Code that draws figures:
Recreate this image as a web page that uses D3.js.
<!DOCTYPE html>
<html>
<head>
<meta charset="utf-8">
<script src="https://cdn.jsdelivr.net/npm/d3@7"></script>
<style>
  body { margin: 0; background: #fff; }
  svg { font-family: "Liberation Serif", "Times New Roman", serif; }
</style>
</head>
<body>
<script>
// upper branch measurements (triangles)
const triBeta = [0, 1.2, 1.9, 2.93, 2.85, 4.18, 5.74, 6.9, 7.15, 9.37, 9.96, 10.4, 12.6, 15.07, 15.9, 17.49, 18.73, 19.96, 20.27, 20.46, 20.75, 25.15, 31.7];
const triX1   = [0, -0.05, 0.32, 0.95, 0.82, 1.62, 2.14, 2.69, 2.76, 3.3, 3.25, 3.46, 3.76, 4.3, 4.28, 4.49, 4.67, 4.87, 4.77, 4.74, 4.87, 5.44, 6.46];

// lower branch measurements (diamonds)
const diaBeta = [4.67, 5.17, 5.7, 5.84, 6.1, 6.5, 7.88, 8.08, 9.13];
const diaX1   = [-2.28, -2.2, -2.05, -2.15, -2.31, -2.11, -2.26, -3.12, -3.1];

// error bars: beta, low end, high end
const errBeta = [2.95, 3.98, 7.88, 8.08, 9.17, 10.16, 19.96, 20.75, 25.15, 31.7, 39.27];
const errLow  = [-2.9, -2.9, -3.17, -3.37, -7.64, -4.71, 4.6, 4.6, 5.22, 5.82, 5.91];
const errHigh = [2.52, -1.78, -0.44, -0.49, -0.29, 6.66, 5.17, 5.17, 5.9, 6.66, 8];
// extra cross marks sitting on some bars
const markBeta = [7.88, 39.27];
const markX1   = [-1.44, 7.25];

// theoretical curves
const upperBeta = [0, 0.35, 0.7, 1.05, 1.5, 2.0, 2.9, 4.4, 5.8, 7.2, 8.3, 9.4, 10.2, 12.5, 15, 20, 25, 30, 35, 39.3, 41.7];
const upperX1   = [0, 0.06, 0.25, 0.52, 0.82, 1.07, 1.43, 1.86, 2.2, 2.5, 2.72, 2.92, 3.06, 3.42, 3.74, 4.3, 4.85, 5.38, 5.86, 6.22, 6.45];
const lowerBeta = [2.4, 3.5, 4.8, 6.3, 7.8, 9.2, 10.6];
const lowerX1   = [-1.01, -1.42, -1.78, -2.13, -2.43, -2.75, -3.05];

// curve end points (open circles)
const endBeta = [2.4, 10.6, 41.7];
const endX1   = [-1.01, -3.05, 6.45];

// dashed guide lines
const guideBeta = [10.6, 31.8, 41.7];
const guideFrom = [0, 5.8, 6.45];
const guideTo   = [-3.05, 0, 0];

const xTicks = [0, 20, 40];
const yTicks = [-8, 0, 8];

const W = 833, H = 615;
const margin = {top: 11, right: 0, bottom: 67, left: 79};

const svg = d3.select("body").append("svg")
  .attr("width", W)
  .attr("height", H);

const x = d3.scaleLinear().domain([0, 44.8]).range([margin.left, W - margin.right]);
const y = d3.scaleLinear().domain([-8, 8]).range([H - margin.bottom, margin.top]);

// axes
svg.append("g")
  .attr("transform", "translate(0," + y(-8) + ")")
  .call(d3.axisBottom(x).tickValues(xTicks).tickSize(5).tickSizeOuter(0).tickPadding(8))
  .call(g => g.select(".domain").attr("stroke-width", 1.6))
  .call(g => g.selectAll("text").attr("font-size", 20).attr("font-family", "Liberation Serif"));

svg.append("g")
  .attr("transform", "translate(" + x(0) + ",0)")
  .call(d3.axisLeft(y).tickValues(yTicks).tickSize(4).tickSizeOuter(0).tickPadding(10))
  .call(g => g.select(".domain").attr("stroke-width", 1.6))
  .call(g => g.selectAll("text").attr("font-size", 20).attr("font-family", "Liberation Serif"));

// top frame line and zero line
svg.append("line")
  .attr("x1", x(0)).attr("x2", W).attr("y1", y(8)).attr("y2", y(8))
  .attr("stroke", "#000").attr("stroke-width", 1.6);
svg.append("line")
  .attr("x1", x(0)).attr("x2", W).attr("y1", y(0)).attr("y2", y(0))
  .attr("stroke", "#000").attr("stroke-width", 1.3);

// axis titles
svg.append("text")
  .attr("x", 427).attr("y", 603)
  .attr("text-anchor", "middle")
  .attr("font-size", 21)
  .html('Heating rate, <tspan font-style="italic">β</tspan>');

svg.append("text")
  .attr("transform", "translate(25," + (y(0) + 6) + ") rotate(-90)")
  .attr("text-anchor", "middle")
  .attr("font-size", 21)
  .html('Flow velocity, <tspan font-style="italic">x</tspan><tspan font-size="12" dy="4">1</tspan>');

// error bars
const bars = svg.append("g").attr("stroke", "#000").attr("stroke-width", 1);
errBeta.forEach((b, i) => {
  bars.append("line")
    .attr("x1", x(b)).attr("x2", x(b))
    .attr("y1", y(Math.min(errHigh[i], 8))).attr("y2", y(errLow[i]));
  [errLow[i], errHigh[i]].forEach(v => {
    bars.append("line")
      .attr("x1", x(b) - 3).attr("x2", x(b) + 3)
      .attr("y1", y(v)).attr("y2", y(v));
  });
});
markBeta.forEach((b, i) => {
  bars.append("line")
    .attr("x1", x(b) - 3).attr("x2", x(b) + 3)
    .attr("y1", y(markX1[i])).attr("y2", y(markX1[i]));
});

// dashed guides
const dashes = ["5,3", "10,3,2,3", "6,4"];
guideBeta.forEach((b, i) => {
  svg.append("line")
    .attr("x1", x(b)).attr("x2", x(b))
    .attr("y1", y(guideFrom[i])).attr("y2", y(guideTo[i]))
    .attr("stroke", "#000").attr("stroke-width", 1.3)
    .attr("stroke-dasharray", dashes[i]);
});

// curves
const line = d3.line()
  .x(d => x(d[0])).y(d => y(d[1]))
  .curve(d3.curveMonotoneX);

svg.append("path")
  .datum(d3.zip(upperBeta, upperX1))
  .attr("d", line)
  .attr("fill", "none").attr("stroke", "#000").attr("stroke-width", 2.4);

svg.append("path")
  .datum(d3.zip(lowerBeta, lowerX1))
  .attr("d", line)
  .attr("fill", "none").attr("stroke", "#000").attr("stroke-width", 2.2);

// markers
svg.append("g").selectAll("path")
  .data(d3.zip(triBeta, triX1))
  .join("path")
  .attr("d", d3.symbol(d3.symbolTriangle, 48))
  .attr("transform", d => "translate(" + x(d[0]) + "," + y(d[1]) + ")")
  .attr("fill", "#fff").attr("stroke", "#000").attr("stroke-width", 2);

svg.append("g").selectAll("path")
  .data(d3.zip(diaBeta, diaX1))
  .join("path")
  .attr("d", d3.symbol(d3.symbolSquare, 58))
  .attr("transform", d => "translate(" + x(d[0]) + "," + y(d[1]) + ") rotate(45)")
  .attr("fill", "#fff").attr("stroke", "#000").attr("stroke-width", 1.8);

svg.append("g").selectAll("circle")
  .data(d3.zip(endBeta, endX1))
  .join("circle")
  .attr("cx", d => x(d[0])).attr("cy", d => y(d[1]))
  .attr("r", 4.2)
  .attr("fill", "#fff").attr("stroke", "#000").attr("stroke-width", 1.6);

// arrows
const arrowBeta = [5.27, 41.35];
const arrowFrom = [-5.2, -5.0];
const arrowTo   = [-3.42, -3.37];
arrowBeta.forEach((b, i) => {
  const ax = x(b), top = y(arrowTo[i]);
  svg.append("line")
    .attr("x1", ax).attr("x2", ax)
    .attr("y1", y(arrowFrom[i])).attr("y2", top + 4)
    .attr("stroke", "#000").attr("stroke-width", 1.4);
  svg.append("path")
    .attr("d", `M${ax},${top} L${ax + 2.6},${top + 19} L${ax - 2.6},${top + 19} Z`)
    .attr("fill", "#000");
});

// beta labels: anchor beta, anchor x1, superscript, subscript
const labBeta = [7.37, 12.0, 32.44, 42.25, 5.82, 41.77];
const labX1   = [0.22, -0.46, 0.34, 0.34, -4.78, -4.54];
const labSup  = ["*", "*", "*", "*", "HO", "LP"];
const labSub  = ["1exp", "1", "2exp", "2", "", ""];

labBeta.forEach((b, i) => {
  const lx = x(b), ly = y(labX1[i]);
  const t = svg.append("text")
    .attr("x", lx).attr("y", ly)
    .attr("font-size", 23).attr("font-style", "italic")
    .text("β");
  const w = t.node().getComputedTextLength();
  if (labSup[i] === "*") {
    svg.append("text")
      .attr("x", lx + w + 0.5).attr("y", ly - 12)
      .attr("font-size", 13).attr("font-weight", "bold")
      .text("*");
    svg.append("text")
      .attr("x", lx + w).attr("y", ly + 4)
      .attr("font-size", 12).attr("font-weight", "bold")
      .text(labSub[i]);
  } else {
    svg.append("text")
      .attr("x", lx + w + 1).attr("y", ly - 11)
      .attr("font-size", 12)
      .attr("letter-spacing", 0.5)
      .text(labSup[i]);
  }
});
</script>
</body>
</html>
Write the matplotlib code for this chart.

- Exercise directions -
Only the lines from the top of the data through the line that contains "-2.26, -3.12, -3.1];" should be quoted, exactly as they stand.

- Output of the exercise -
Recreate this image as a web page that uses D3.js.
<!DOCTYPE html>
<html>
<head>
<meta charset="utf-8">
<script src="https://cdn.jsdelivr.net/npm/d3@7"></script>
<style>
  body { margin: 0; background: #fff; }
  svg { font-family: "Liberation Serif", "Times New Roman", serif; }
</style>
</head>
<body>
<script>
// upper branch measurements (triangles)
const triBeta = [0, 1.2, 1.9, 2.93, 2.85, 4.18, 5.74, 6.9, 7.15, 9.37, 9.96, 10.4, 12.6, 15.07, 15.9, 17.49, 18.73, 19.96, 20.27, 20.46, 20.75, 25.15, 31.7];
const triX1   = [0, -0.05, 0.32, 0.95, 0.82, 1.62, 2.14, 2.69, 2.76, 3.3, 3.25, 3.46, 3.76, 4.3, 4.28, 4.49, 4.67, 4.87, 4.77, 4.74, 4.87, 5.44, 6.46];

// lower branch measurements (diamonds)
const diaBeta = [4.67, 5.17, 5.7, 5.84, 6.1, 6.5, 7.88, 8.08, 9.13];
const diaX1   = [-2.28, -2.2, -2.05, -2.15, -2.31, -2.11, -2.26, -3.12, -3.1];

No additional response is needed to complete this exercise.